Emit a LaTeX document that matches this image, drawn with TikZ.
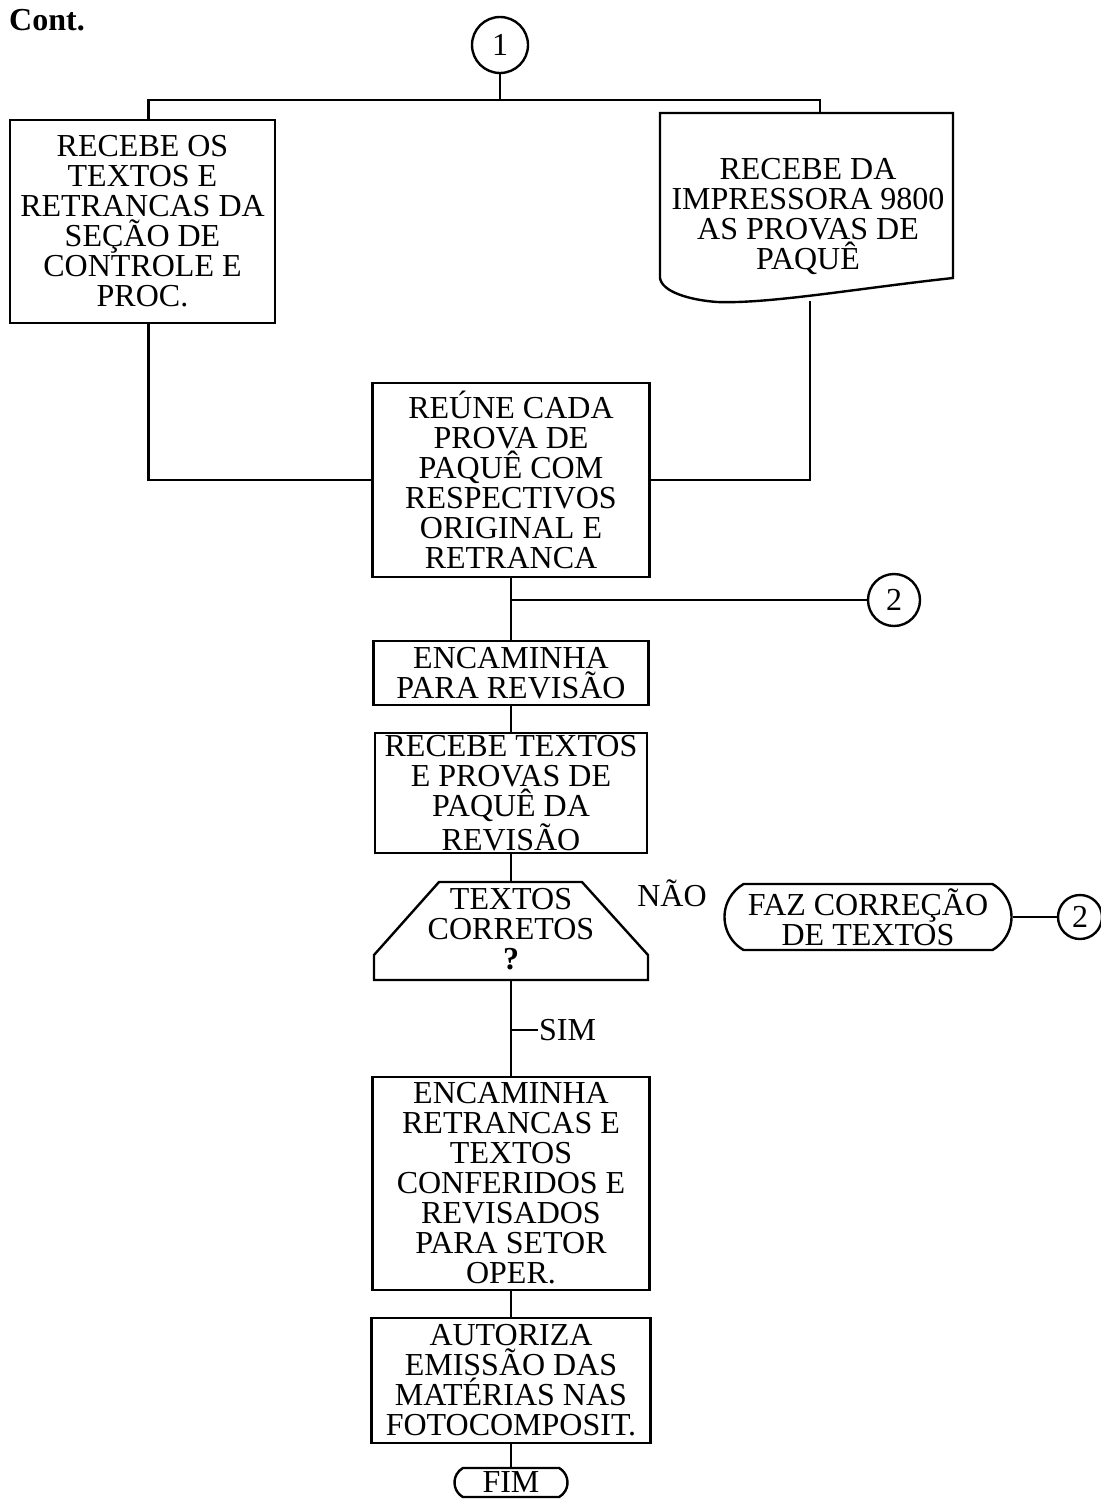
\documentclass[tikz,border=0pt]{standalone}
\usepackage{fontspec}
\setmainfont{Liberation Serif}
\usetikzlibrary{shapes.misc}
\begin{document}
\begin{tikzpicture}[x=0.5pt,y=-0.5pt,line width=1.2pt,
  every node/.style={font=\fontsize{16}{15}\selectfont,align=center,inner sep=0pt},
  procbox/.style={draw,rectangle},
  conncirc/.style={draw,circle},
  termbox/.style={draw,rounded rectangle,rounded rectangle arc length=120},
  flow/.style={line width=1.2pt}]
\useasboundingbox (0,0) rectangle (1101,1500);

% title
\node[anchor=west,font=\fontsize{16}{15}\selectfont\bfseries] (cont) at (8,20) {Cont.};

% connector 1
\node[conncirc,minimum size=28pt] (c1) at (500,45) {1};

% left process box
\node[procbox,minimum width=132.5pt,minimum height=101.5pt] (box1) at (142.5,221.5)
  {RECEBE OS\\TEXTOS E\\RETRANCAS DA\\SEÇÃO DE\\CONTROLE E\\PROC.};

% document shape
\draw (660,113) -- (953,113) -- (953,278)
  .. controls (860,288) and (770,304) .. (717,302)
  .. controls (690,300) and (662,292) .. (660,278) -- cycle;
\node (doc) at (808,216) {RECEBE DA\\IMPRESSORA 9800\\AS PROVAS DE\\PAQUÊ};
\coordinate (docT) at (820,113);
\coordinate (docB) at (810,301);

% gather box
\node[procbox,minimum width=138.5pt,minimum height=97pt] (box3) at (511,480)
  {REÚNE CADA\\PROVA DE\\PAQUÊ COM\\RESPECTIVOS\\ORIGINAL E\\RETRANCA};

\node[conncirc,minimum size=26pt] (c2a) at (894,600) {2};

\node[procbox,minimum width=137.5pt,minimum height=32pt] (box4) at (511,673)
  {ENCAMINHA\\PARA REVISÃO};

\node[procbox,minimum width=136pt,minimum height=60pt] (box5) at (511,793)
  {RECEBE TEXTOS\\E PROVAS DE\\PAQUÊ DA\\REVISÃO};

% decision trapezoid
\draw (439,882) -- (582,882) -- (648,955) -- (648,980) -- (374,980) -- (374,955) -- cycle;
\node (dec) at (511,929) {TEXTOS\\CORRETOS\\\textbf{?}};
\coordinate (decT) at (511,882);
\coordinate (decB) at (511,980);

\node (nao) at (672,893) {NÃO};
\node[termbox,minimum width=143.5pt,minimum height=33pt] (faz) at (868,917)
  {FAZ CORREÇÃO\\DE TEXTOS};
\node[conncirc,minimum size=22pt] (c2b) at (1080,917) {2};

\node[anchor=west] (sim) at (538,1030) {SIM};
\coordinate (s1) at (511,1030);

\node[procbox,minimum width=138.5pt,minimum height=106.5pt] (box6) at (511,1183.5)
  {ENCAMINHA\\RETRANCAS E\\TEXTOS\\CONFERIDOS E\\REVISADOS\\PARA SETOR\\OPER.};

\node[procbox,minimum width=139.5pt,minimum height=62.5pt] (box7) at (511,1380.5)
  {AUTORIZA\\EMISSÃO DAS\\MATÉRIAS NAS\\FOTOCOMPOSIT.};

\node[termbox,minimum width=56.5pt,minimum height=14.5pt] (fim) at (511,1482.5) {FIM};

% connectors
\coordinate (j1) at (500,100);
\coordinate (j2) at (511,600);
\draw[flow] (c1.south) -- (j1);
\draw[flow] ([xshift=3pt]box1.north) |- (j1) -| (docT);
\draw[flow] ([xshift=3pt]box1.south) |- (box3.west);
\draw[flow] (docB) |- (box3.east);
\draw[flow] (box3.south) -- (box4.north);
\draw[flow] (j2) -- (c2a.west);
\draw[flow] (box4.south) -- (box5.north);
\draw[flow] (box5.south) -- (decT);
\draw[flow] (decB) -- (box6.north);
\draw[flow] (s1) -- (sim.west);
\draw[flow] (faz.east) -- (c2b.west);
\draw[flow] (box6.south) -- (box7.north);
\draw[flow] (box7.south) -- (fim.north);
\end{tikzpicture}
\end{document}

::::

Problem to solve — Up to and including the line with "(cont) at (8,20)", copy the data above from its first line. Skip pictures.

Exercise solution —
Emit a LaTeX document that matches this image, drawn with TikZ.
\documentclass[tikz,border=0pt]{standalone}
\usepackage{fontspec}
\setmainfont{Liberation Serif}
\usetikzlibrary{shapes.misc}
\begin{document}
\begin{tikzpicture}[x=0.5pt,y=-0.5pt,line width=1.2pt,
  every node/.style={font=\fontsize{16}{15}\selectfont,align=center,inner sep=0pt},
  procbox/.style={draw,rectangle},
  conncirc/.style={draw,circle},
  termbox/.style={draw,rounded rectangle,rounded rectangle arc length=120},
  flow/.style={line width=1.2pt}]
\useasboundingbox (0,0) rectangle (1101,1500);

% title
\node[anchor=west,font=\fontsize{16}{15}\selectfont\bfseries] (cont) at (8,20) {Cont.};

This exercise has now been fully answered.